Memory consolidation, the process by which transient experiences are transformed into stable, structured representations, is a foundational organizing principle in the human brain, yet it remains largely unexplored as a design principle for modern sequence models. In this work, we leverage established neuroscientific theories of memory consolidation and cross-frequency coupling to propose the Hierarchical Memory Module (HMM), a neural memory architecture composed of two functionally distinct sub-modules that operate at different update frequencies. Inspired by the transformation hypothesis, the low-frequency sub-module produces high-level representations that capture abstract, gist-level knowledge, while the high-frequency sub-module produces fine-grained representations that preserve richer episodic detail. The final memory output is dynamically reconstructed as a context-dependent combination of both representations, analogous to the reconstructive nature of human memory retrieval. We integrate HMM into a Transformer-based language decoder to form Mela, a family of memory-augmented language models that perform online memory consolidation at test time. To further exploit the multi-granularity memory representations produced by HMM, we introduce MemStack, a method that distributes different levels of memory features across the early layers of the decoder without introducing additional tokens.
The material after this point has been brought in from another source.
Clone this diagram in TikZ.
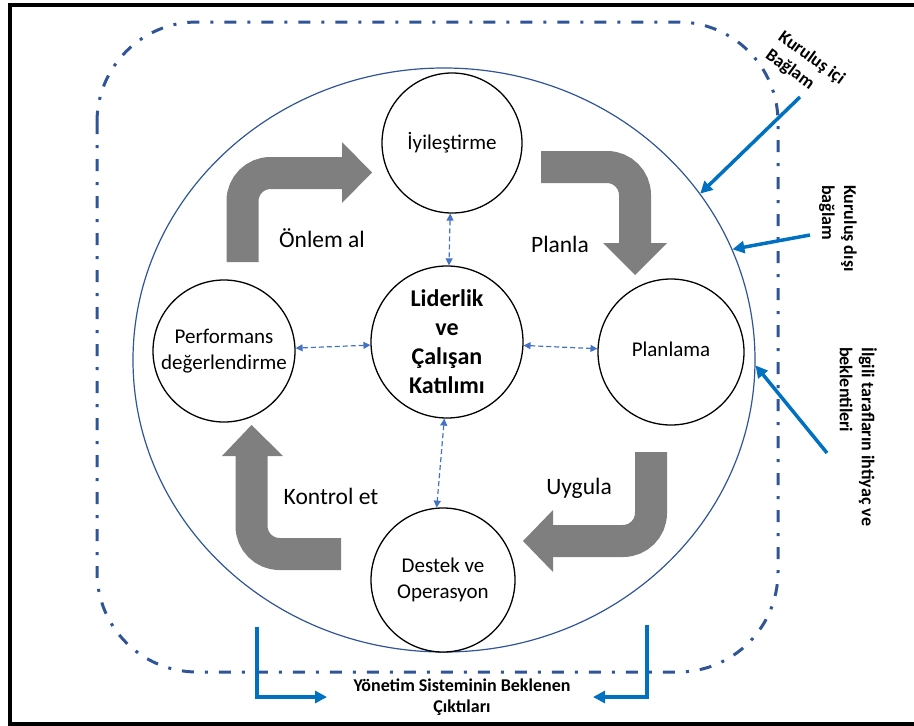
\documentclass[tikz,border=0pt]{standalone}
\usepackage{fontspec}
\setmainfont{Carlito}
\usetikzlibrary{arrows.meta,shapes.geometric}
\definecolor{frameblue}{RGB}{47,85,151}
\definecolor{arrblue}{RGB}{0,112,192}
\definecolor{dashblue}{RGB}{68,114,196}
\definecolor{arrgray}{RGB}{127,127,127}
\newcommand{\liftlines}[2]{\raisebox{#1}{\begin{tabular}{@{}c@{}}#2\end{tabular}}}
\begin{document}
\begin{tikzpicture}[x=1pt,y=-1pt,
  proc/.style={circle,draw,line width=1.3pt,fill=white,inner sep=0pt,align=center,font=\fontsize{21}{26}\selectfont},
  cyc/.style={font=\fontsize{23.5}{28}\selectfont,inner sep=0pt},
  link/.style={dashblue,line width=1.2pt,dash pattern=on 5pt off 3pt,{Triangle[length=7pt,width=7pt]}-{Triangle[length=7pt,width=7pt]}},
  bigarrow/.style={arrgray,line width=32pt,rounded corners=28pt},
  headfill/.style={fill=arrgray},
  ctx/.style={font=\bfseries\fontsize{18}{22}\selectfont,inner sep=0pt,align=left},
  inarrow/.style={arrblue,line width=3.5pt,-{Triangle[length=12pt,width=12pt]}}
]
\useasboundingbox (0,0) rectangle (914,726);
% outer frame
\draw[line width=4pt] (918,4.5) -- (9.5,4.5) -- (9.5,723.5) -- (918,723.5);
% dash-dot context boundary
\draw[frameblue,line width=3pt,dash pattern=on 12pt off 11pt on 3pt off 11pt,rounded corners=100pt] (97,22) rectangle (778,672);
% big ellipse
\node[ellipse,draw=frameblue,line width=1.2pt,minimum width=622pt,minimum height=584pt,inner sep=0pt] (ell) at (444,360) {};
% gray cycle arrows
\draw[bigarrow] (242.5,262) -- (242.5,173) -- (342,173);
\fill[headfill] (342,142) -- (372,172.5) -- (342,203) -- cycle;
\draw[bigarrow] (541,167) -- (635,167) -- (635,243);
\fill[headfill] (603,243) -- (667,243) -- (635,275) -- cycle;
\draw[bigarrow] (651,452) -- (651,541) -- (553,541);
\fill[headfill] (553,510) -- (523,541) -- (553,572) -- cycle;
\draw[bigarrow] (341,554) -- (251.5,554) -- (251.5,456);
\fill[headfill] (222,456) -- (251.5,425) -- (283,456) -- cycle;
% cycle labels
\node[cyc] (onlem) at (322,238) {Önlem al};
\node[cyc] (planla) at (560,244) {Planla};
\node[cyc] (uygula) at (579,488) {Uygula};
\node[cyc] (kontrol) at (331,496) {Kontrol et};
% process circles
\node[proc,minimum size=140pt] (iy) at (452,143) {\raisebox{3pt}{İyileştirme}};
\node[proc,minimum size=146pt] (plan) at (671,352) {\raisebox{6pt}{Planlama}};
\node[proc,minimum size=142pt] (perf) at (224,351) {\liftlines{5pt}{Performans\\değerlendirme}};
\node[proc,minimum size=144pt] (des) at (443,580) {Destek ve\\Operasyon};
\node[proc,minimum size=152pt,font=\bfseries\fontsize{24}{29}\selectfont] (lid) at (447,342) {Liderlik\\ve\\Çalışan\\Katılımı};
% dashed links
\draw[link] (iy) -- (lid);
\draw[link] (lid) -- (perf);
\draw[link] (lid) -- (plan);
\draw[link] (lid.-92) -- (des.95);
% context labels
\node[ctx,rotate=-36] (ic) at (805,67) {Kuruluş içi\\Bağlam};
\node[ctx,rotate=-90,anchor=north west] (dis) at (857,185) {Kuruluş dışı\\bağlam};
\node[ctx,rotate=-90,anchor=north west] (ilg) at (877,347) {İlgili tarafların ihtiyaç ve\\beklentileri};
\node[ctx,align=center,font=\bfseries\fontsize{18}{21}\selectfont] (out) at (462,697) {Yönetim Sisteminin Beklenen\\Çıktıları};
% context arrows
\coordinate (a1) at (800,97);
\coordinate (a2) at (810,235);
\coordinate (a3) at (827,453);
\draw[inarrow] (a1) -- (ell.33);
\draw[inarrow] (a2) -- (ell.21);
\draw[inarrow] (a3) -- (ell.-1);
% output arrows
\coordinate (b1) at (257,627);
\coordinate (b1t) at (327,697);
\coordinate (b2) at (647,625);
\coordinate (b2t) at (593,697);
\draw[inarrow] (b1) |- (b1t);
\draw[inarrow] (b2) |- (b2t);
\end{tikzpicture}
\end{document}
Experiments on language modeling demonstrate that Mela outperforms Transformer baselines across all the model sizes. Moreover, with the pretrained context length fixed at 4K, Mela maintains performance on significantly longer contexts, whereas Transformer baselines degrade rapidly beyond their training length. Extensive ablation studies validate the contribution of each component and provide guidance for practical configuration.